Le prix de ce soir en est la preuve : même un Neuchâtelois peut le recevoir ; même un Neuchâtelois, né au bord d’un lac qu’il estime être le plus beau de Suisse, peut ressentir et vivre pleinement la beauté profonde de la cité du bout du Léman. 

Mesdames et Messieurs,

Pour que Genève reste demain le don qu’elle est aujourd’hui pour le monde, la Suisse, le canton de Genève et la Ville de Genève ont décidé l’an dernier de conjuguer leurs efforts. Nous disposons enfin d’une stratégie commune. Pour améliorer les conditions matérielles de la présence internationale à Genève, à commencer par la rénovation de cet héritage universel des peuples, le Palais des Nations. Et pour renforcer les talents et les idées de Genève et à Genève.

Le Conseil fédéral enverra cet automne ses propositions au Parlement suisse, son « message » comme l’on dit. Et ce message devra être clair : Genève doit devenir un aimant et une source. L’aimant qui attire les personnes et les entreprises communes afin de les mettre au service des défis de notre monde ; et la source des gestes et des idées que notre pays peut ensuite mettre au service de l’humanité.

Le Conseil fédéral proposera au Parlement de se doter des moyens, techniques, financiers, matériels et intellectuels pour que le site international de Genève garde en son cœur une qualité d’avance. Sa concentration unique d’acteurs doit nous pousser à favoriser d’avantage les synergies. Car les défis de notre temps seront résolus par des réponses globales et multidisciplinaires. Ou mieux qu’à Genève peut-on envisager la mise en réseau d’autant de compétences essentielles?  

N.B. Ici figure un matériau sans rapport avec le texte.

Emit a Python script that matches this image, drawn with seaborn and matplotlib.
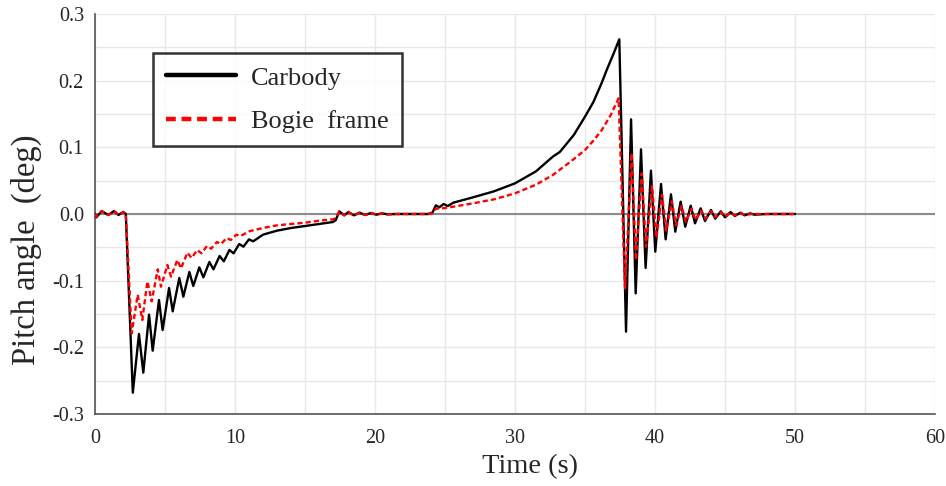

La stratégie commune de la ville, du canton et de la Confédération c’est d’agir pour rénover les bâtiments, faciliter les processus et les implantations, renforcer la qualité du contenu par des échanges et des mises en réseau et stimuler l’offre intellectuelle que Genève met à disposition du monde.

Mesdames et Messieurs,

Avec un savant mélange d’ambition et de modestie, la Suisse internationale par Genève est dépositaire de fragments utiles pour l’avenir de notre monde. Dépositaire – comme le gouvernement suisse l’est pour les conventions de Genève ; nous ne décidons pas seul, c’est plus difficile : nous consultons, facilitons, nous tentons de convaincre.

C’est ce que nous voudrions tant en ce moment au sujet d’une réunion des Hautes-Parties Contractantes à la quatrième Convention de Genève pour renforcer le respect du droit international humanitaire.

Les tâches du monde sont encore bien lourdes et sans fin. Mais Genève est véritablement dépositaire de fragments utiles pour l’avenir du monde à construire ensemble. Pour lutter contre les ravages de la pauvreté, pour contrer de terribles épidémies ; pour plus de justice à l’égard des peuples ; pour faire triompher la paix.